§ RAW DATA
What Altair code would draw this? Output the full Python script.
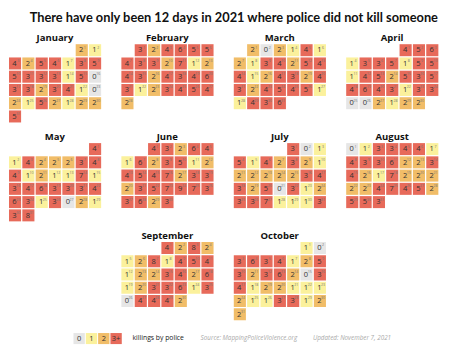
import altair as alt
import pandas as pd
import datetime as dt

# ---------------- data ----------------
months = ["January", "February", "March", "April", "May", "June",
          "July", "August", "September", "October"]
jan = [2, 1, 4, 2, 5, 4, 1, 3, 5, 5, 3, 3, 3, 1, 5, 0, 3, 3, 2, 3, 4, 1, 0, 2, 1, 5, 2, 1, 2, 2, 5]
feb = [3, 2, 4, 6, 5, 5, 4, 3, 3, 2, 7, 1, 2, 4, 3, 2, 4, 3, 4, 6, 3, 1, 2, 3, 4, 5, 4, 2]
mar = [2, 0, 2, 1, 4, 1, 2, 1, 3, 4, 2, 5, 4, 4, 1, 2, 4, 3, 2, 4, 3, 2, 4, 5, 4, 5, 1, 1, 4, 3, 6]
apr = [4, 5, 6, 1, 3, 3, 5, 1, 5, 5, 1, 4, 5, 2, 5, 3, 5, 4, 6, 4, 3, 1, 3, 3, 0, 0, 2, 1, 2, 2]
may = [4, 1, 4, 2, 2, 2, 3, 4, 4, 1, 2, 1, 1, 7, 1, 3, 4, 6, 3, 3, 3, 4, 6, 3, 1, 3, 0, 2, 1, 3, 8]
jun = [4, 3, 2, 6, 4, 1, 6, 2, 3, 5, 1, 2, 4, 5, 4, 7, 2, 3, 3, 2, 3, 5, 7, 9, 7, 3, 3, 6, 2, 3]
jul = [3, 0, 1, 5, 1, 4, 2, 3, 2, 1, 2, 2, 2, 2, 2, 3, 4, 3, 2, 5, 0, 3, 1, 2, 3, 3, 7, 1, 1, 1, 3]
aug = [0, 1, 3, 3, 4, 4, 1, 4, 3, 3, 6, 2, 2, 3, 4, 2, 1, 7, 2, 2, 2, 2, 2, 4, 7, 4, 5, 2, 5, 5, 3]
sep = [4, 2, 8, 2, 1, 2, 8, 1, 4, 5, 4, 1, 2, 2, 3, 4, 2, 6, 1, 2, 3, 3, 6, 1, 3, 0, 4, 4, 4, 2]
oct_ = [1, 0, 3, 6, 3, 4, 1, 2, 5, 3, 2, 3, 6, 2, 0, 3, 4, 1, 2, 2, 1, 1, 1, 2, 1, 1, 3, 3, 1, 2, 2]
series = [jan, feb, mar, apr, may, jun, jul, aug, sep, oct_]

categories = ["0", "1", "2", "3+"]
colors = ["#e6e6e6", "#fbf19c", "#f1bd68", "#e76a5a"]

title_text = "There have only been 12 days in 2021 where police did not kill someone"
legend_label = "killings by police"
source_text = "Source: MappingPoliceViolence.org"
updated_text = "Updated: November 7, 2021"

# ---------------- layout (reference pixel space) ----------------
PANEL_POS = [(0, 0), (1, 0), (2, 0), (3, 0), (0, 1), (1, 1), (2, 1), (3, 1), (1, 2), (2, 2)]
X0, XSTEP, Y0, YSTEP = 4.0, 115.0, 39.7, 103.0
CX, CY, CW, CH = 13.65, 13.8, 12.4, 12.5

XA, XB, YA, YB = 3.0, 446.0, 2.0, 354.0
W, H = 433, 338
sx, sy = W / (XB - XA), H / (YB - YA)


def px(x):
    return (x - XA) * sx


def py(y):
    return (y - YA) * sy


def cat(v):
    return "3+" if v >= 3 else str(v)


rows = []
for i, (name, vals) in enumerate(zip(months, series)):
    col, row = PANEL_POS[i]
    first = dt.date(2021, i + 1, 1)
    fwd = (first.weekday() + 1) % 7
    for d, v in enumerate(vals, start=1):
        wd = (fwd + d - 1) % 7
        wk = (fwd + d - 1) // 7
        left = X0 + XSTEP * col + CX * wd
        top = Y0 + YSTEP * row + CY * wk
        rows.append(dict(month=name, day=d, value=v, cat=cat(v),
                         x=left, x2=left + CW, y=top, y2=top + CH,
                         tx=left + 5.6, ty=top + CH / 2 + 0.3,
                         sxp=left + 9.4, syp=top + 3.6))
cells = pd.DataFrame(rows)

mrows = []
for i, name in enumerate(months):
    col, row = PANEL_POS[i]
    mrows.append(dict(month=name, x=X0 + XSTEP * col + 47, y=Y0 + YSTEP * row - 6.6))
mlabels = pd.DataFrame(mrows)

LEG_X, LEG_Y, LEG_STEP = 70.0, 340.5, 12.6
leg = pd.DataFrame([dict(cat=c, x=LEG_X + LEG_STEP * k, x2=LEG_X + LEG_STEP * k + 11.6,
                         y=LEG_Y, y2=LEG_Y + 11.5, tx=LEG_X + LEG_STEP * k + 5.8,
                         ty=LEG_Y + 6) for k, c in enumerate(categories)])

xs = alt.Scale(domain=[XA, XB], nice=False, zero=False)
ys = alt.Scale(domain=[YA, YB], nice=False, zero=False, reverse=True)
cs = alt.Scale(domain=categories, range=colors)
FONT = "Open Sans"

base = alt.Chart(cells)
rects = base.mark_rect(stroke="white", strokeWidth=0).encode(
    x=alt.X("x:Q", scale=xs, axis=None), x2="x2:Q",
    y=alt.Y("y:Q", scale=ys, axis=None), y2="y2:Q",
    color=alt.Color("cat:N", scale=cs, legend=None),
    tooltip=["month:N", "day:Q", "value:Q"],
)
nums = base.mark_text(fontSize=7.5, font=FONT, color="#333333", baseline="middle", align="center").encode(
    x=alt.X("tx:Q", scale=xs, axis=None), y=alt.Y("ty:Q", scale=ys, axis=None), text="value:Q")
sups = base.mark_text(fontSize=3.5, font=FONT, color="#777777", baseline="middle", align="center").encode(
    x=alt.X("sxp:Q", scale=xs, axis=None), y=alt.Y("syp:Q", scale=ys, axis=None), text="day:Q")

mtext = alt.Chart(mlabels).mark_text(fontSize=9.5, font=FONT, fontWeight="bold", color="#111111",
                                     baseline="middle", align="center").encode(
    x=alt.X("x:Q", scale=xs, axis=None), y=alt.Y("y:Q", scale=ys, axis=None), text="month:N")

legr = alt.Chart(leg).mark_rect().encode(
    x=alt.X("x:Q", scale=xs, axis=None), x2="x2:Q",
    y=alt.Y("y:Q", scale=ys, axis=None), y2="y2:Q",
    color=alt.Color("cat:N", scale=cs, legend=None))
legt = alt.Chart(leg).mark_text(fontSize=7.5, font=FONT, color="#333333", baseline="middle").encode(
    x=alt.X("tx:Q", scale=xs, axis=None), y=alt.Y("ty:Q", scale=ys, axis=None), text="cat:N")

title = alt.Chart(pd.DataFrame({"t": [title_text]})).mark_text(
    fontSize=12.8, font="Lato", fontWeight="bold", color="#111111", baseline="middle", align="center"
).encode(x=alt.value(px(234)), y=alt.value(py(12)), text="t:N")

f1 = alt.Chart(pd.DataFrame({"t": [legend_label]})).mark_text(
    fontSize=6.8, font=FONT, color="#222222", align="right", baseline="middle"
).encode(x=alt.value(px(183)), y=alt.value(py(346)), text="t:N")
f2 = alt.Chart(pd.DataFrame({"t": [source_text]})).mark_text(
    fontSize=6.3, font=FONT, fontStyle="italic", color="#aaaaaa", align="left", baseline="middle"
).encode(x=alt.value(px(200)), y=alt.value(py(346)), text="t:N")
f3 = alt.Chart(pd.DataFrame({"t": [updated_text]})).mark_text(
    fontSize=6.3, font=FONT, fontStyle="italic", color="#aaaaaa", align="left", baseline="middle"
).encode(x=alt.value(px(315)), y=alt.value(py(346)), text="t:N")

chart = alt.layer(rects, nums, sups, mtext, legr, legt, title, f1, f2, f3).properties(
    width=W, height=H, padding=0, autosize=alt.AutoSizeParams(type="none"),
    background="white",
).configure_view(stroke=None)

chart.save("out.html", embed_options={"renderer": "svg", "actions": False})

§ EXERCISE REQUIREMENTS
Skip the pictures and restate exactly the lines from the beginning of the listing to the line with "import datetime as dt", that line included.

§ RESULT
What Altair code would draw this? Output the full Python script.
import altair as alt
import pandas as pd
import datetime as dt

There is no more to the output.